» **Exercise**: Locate the string "with" in the records below. Copy every line where it occurs.

◇ ◇ ◇ ◇

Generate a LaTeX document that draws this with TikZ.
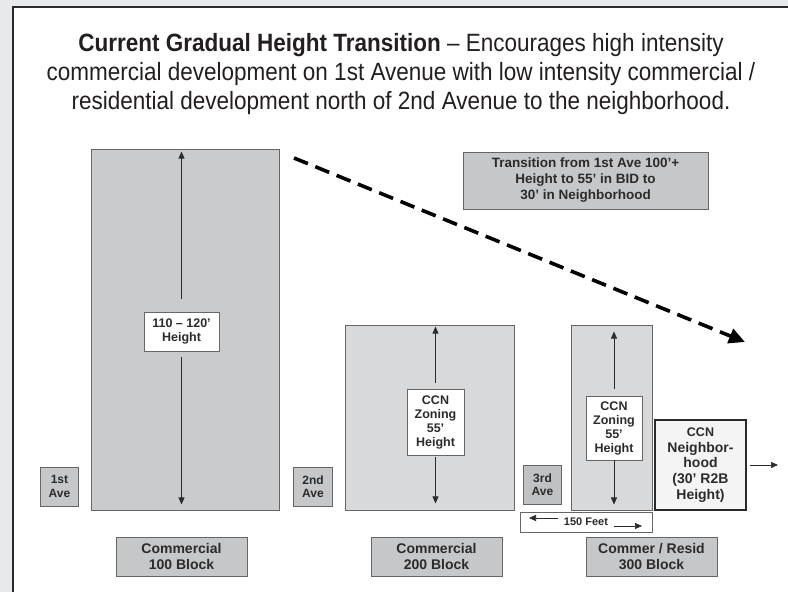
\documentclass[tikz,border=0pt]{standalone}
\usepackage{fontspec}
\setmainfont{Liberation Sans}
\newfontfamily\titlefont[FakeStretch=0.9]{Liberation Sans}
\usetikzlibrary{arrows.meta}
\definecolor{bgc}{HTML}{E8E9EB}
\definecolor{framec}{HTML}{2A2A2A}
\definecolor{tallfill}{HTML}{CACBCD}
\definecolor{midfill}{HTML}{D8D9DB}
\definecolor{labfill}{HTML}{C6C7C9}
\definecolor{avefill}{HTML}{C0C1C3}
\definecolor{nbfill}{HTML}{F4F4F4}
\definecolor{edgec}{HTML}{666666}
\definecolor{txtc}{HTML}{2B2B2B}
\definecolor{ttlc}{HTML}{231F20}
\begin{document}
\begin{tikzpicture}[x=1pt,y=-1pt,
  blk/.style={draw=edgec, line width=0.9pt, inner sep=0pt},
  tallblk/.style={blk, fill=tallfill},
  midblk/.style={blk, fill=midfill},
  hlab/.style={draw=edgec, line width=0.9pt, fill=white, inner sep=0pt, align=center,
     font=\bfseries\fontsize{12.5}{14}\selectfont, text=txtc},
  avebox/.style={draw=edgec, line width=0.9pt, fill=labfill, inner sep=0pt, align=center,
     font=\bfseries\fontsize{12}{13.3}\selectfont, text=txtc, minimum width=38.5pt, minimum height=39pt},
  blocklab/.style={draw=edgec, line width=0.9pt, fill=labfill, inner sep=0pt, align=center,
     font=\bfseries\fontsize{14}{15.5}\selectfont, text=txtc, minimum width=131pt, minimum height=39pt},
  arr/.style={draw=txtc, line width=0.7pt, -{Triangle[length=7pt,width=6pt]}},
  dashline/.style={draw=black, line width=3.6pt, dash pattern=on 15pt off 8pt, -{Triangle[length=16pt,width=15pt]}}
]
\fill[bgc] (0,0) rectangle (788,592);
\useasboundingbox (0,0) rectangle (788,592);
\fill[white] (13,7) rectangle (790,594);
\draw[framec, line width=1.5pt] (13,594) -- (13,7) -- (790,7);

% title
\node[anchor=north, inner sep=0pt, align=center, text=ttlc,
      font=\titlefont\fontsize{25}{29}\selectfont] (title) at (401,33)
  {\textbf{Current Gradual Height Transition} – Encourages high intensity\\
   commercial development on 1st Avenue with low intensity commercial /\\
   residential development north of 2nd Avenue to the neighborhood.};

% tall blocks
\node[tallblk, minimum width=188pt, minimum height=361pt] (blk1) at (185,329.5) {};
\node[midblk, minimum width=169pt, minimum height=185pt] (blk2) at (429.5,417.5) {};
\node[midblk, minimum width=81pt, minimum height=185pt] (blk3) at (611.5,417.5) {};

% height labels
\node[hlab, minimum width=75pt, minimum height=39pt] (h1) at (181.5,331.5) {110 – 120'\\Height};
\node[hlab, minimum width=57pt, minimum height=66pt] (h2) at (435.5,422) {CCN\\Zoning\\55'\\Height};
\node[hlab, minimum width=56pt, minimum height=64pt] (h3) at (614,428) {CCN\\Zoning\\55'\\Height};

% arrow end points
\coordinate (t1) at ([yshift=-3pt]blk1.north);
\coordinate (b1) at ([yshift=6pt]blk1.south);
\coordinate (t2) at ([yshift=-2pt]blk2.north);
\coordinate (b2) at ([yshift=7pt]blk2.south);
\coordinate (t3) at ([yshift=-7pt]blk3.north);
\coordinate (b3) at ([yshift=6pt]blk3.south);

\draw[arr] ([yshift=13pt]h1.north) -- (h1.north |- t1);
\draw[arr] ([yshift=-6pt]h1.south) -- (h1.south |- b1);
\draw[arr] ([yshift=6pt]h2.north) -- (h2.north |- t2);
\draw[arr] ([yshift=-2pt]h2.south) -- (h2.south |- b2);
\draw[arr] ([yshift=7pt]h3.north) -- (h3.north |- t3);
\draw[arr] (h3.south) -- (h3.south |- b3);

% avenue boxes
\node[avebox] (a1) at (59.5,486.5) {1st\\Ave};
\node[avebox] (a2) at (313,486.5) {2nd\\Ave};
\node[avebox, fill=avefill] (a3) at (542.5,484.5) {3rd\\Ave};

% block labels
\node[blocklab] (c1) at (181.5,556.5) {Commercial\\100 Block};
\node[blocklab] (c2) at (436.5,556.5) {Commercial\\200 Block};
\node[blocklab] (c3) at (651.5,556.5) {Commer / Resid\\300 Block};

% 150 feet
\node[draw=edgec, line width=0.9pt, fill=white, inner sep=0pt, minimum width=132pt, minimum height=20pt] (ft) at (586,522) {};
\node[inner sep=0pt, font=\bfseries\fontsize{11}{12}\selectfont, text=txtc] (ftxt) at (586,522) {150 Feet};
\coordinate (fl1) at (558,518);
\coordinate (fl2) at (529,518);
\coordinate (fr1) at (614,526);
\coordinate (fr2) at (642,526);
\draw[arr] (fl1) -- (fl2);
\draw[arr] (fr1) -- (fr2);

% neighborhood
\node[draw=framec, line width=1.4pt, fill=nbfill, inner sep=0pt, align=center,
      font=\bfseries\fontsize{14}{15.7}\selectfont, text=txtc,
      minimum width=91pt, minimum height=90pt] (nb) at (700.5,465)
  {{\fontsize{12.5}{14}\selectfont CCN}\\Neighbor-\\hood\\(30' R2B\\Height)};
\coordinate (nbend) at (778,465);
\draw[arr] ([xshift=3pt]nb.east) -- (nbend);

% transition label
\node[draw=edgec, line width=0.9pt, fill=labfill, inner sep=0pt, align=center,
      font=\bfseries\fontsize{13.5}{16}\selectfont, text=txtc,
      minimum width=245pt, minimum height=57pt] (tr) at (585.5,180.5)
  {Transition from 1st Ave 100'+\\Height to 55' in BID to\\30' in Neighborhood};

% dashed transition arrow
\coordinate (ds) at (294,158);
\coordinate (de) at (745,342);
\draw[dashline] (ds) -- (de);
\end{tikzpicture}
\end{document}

◇ ◇ ◇ ◇

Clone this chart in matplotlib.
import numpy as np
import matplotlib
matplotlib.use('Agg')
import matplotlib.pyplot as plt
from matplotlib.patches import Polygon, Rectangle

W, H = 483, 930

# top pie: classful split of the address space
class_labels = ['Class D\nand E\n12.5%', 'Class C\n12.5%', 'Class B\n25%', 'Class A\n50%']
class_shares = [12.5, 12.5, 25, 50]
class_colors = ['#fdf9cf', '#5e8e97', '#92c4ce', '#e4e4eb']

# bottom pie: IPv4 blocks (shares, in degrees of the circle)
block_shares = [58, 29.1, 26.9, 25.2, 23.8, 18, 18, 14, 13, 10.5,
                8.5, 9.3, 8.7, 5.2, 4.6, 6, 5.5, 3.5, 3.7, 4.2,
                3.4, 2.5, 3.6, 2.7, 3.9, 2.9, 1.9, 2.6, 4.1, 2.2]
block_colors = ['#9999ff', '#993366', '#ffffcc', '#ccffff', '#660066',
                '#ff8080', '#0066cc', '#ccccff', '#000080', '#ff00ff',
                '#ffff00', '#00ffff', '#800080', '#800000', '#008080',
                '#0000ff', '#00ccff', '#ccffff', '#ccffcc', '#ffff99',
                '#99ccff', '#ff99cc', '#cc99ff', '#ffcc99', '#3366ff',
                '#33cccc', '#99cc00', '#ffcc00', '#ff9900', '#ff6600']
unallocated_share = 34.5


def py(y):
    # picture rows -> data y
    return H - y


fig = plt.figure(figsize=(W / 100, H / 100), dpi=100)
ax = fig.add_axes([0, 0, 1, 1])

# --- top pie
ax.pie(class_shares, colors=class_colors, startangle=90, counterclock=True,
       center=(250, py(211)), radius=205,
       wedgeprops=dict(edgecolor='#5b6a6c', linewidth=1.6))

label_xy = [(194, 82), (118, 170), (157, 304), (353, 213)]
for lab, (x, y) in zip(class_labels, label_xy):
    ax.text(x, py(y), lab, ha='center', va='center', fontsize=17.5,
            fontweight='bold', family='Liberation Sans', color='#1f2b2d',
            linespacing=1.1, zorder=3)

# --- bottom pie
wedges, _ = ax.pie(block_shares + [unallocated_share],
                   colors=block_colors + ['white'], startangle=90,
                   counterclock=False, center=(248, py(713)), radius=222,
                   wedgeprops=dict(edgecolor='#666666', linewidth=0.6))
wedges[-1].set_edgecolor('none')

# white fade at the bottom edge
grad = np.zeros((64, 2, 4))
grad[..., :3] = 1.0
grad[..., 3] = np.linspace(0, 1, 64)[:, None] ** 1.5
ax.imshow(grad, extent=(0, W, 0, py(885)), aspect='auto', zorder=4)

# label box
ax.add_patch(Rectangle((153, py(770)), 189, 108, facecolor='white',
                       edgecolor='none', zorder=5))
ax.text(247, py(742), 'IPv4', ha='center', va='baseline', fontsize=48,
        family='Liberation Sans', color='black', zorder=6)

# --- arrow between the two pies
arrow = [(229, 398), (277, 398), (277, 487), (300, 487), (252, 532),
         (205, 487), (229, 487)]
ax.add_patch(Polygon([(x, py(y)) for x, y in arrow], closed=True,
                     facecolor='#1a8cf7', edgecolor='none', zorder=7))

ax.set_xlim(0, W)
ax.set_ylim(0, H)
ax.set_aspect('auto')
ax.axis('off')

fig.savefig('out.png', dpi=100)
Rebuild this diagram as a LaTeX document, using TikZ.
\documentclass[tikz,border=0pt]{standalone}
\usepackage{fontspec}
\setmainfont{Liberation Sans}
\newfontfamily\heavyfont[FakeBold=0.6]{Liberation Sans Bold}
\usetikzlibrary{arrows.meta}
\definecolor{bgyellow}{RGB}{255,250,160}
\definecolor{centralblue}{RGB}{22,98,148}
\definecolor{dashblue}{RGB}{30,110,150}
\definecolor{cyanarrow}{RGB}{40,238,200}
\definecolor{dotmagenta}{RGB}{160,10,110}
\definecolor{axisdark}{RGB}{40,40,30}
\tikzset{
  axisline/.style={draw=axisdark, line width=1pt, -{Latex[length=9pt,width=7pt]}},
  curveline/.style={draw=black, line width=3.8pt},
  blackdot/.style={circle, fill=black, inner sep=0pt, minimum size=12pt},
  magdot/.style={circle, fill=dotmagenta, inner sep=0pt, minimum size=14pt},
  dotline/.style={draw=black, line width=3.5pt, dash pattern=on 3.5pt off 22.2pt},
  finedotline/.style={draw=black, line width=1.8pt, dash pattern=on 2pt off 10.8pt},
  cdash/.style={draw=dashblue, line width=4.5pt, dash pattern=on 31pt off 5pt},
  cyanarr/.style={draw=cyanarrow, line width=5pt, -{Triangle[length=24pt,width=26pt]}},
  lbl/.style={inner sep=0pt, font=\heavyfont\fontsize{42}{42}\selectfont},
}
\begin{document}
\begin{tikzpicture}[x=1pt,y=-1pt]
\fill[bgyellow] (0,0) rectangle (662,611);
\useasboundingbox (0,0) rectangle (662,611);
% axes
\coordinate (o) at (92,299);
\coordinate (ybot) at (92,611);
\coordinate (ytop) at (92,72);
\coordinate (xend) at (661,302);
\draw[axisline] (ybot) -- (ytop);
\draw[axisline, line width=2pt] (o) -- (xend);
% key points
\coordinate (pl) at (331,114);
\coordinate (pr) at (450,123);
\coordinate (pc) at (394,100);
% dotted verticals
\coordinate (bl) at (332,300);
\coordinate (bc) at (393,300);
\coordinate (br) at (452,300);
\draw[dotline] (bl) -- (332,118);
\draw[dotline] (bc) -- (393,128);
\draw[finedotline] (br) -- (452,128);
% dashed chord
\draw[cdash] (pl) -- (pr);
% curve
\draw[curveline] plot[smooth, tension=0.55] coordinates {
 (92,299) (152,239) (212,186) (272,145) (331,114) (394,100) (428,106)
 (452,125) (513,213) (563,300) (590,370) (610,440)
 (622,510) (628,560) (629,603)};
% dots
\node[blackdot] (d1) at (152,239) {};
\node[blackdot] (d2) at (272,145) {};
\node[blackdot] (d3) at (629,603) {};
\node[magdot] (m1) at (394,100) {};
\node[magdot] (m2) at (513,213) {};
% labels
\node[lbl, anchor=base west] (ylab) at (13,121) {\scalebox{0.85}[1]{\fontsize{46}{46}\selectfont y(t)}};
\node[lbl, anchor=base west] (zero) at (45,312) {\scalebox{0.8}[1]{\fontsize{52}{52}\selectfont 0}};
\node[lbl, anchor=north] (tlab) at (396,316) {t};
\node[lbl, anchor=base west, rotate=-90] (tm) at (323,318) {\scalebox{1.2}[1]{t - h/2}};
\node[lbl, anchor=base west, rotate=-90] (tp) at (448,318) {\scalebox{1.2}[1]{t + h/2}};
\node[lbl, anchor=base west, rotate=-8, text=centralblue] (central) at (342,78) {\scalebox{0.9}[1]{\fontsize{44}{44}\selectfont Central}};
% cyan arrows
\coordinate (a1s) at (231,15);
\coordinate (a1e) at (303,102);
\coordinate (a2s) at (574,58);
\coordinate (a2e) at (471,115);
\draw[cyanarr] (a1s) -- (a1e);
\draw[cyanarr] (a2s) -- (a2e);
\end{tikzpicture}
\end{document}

◇ ◇ ◇ ◇

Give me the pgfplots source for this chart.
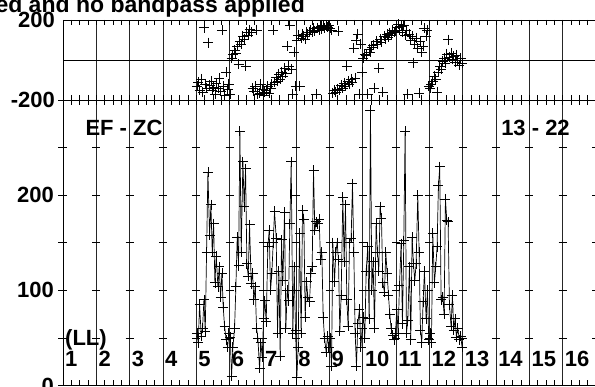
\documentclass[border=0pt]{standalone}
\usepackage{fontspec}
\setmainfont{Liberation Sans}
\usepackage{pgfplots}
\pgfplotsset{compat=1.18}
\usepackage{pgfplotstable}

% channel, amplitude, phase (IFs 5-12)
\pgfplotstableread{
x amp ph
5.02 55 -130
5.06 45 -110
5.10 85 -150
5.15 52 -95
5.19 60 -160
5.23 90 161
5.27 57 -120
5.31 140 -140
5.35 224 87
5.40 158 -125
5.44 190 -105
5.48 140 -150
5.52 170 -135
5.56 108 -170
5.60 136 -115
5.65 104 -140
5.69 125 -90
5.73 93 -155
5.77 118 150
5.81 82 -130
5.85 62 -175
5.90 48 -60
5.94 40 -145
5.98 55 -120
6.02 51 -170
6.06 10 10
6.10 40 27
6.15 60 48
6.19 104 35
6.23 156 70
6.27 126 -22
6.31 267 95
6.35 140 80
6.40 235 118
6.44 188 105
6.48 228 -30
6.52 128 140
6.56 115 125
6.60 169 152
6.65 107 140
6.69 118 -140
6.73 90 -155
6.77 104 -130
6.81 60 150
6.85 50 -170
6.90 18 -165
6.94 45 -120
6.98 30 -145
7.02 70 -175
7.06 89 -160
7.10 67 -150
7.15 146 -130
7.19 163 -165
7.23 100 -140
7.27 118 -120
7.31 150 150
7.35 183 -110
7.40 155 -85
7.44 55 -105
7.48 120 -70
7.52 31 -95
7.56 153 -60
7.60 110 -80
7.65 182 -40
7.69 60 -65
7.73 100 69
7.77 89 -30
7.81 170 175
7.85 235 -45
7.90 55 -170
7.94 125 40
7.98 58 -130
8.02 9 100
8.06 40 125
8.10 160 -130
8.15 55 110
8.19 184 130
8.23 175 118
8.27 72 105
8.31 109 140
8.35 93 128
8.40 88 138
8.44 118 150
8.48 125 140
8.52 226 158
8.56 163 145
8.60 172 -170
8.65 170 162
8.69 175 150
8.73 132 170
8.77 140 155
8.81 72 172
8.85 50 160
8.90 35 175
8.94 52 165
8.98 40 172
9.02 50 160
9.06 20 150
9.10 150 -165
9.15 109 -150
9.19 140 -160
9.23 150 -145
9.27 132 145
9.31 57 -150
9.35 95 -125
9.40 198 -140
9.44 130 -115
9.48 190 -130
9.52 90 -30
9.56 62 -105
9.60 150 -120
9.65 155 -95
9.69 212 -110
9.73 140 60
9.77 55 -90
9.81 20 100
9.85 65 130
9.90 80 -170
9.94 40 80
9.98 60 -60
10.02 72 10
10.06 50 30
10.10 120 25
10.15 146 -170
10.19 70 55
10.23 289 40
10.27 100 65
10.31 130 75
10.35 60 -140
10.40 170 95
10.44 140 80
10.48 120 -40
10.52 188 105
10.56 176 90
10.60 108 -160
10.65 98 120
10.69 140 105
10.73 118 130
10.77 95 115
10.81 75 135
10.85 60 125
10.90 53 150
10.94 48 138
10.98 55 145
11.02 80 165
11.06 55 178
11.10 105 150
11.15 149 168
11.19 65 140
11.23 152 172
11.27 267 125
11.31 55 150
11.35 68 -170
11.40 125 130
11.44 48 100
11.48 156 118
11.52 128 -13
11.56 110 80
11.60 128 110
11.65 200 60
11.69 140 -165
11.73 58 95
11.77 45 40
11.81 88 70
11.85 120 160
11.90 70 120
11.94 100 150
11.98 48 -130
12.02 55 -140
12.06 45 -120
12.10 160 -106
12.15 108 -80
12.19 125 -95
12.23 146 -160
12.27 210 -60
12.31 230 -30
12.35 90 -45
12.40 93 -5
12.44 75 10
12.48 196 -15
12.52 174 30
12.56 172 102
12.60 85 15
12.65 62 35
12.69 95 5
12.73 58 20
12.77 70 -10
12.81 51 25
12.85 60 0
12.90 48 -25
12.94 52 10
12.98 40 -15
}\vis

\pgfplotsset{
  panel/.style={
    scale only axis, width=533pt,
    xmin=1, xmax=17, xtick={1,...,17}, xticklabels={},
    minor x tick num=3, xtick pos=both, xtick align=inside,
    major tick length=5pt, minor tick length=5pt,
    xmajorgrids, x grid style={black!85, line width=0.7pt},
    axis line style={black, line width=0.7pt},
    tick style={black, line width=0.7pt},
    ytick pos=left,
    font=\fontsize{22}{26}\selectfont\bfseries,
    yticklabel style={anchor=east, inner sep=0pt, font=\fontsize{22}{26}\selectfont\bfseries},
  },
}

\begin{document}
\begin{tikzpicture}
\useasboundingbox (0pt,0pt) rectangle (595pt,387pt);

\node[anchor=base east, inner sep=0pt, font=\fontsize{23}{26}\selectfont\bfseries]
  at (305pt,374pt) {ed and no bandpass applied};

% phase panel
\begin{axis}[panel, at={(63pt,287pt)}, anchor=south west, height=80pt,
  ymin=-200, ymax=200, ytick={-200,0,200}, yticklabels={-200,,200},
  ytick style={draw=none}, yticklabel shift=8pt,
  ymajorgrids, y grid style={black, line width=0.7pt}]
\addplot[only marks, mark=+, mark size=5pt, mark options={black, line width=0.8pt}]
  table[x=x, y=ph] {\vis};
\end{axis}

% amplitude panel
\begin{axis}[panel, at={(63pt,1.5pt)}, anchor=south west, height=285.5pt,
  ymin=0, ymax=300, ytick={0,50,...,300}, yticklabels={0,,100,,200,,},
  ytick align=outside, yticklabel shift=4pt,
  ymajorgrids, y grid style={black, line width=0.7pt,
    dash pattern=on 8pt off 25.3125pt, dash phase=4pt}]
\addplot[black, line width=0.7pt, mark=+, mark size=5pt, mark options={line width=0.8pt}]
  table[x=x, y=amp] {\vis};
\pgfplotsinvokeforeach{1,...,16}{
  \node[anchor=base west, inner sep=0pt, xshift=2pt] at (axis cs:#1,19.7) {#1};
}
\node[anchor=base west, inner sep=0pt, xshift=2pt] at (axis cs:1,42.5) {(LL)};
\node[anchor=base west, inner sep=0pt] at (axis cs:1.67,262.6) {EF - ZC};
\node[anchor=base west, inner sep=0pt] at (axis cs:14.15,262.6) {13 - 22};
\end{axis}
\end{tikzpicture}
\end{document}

◇ ◇ ◇ ◇

» **Exercise answer**:
Generate a LaTeX document that draws this with TikZ.
   commercial development on 1st Avenue with low intensity commercial /\\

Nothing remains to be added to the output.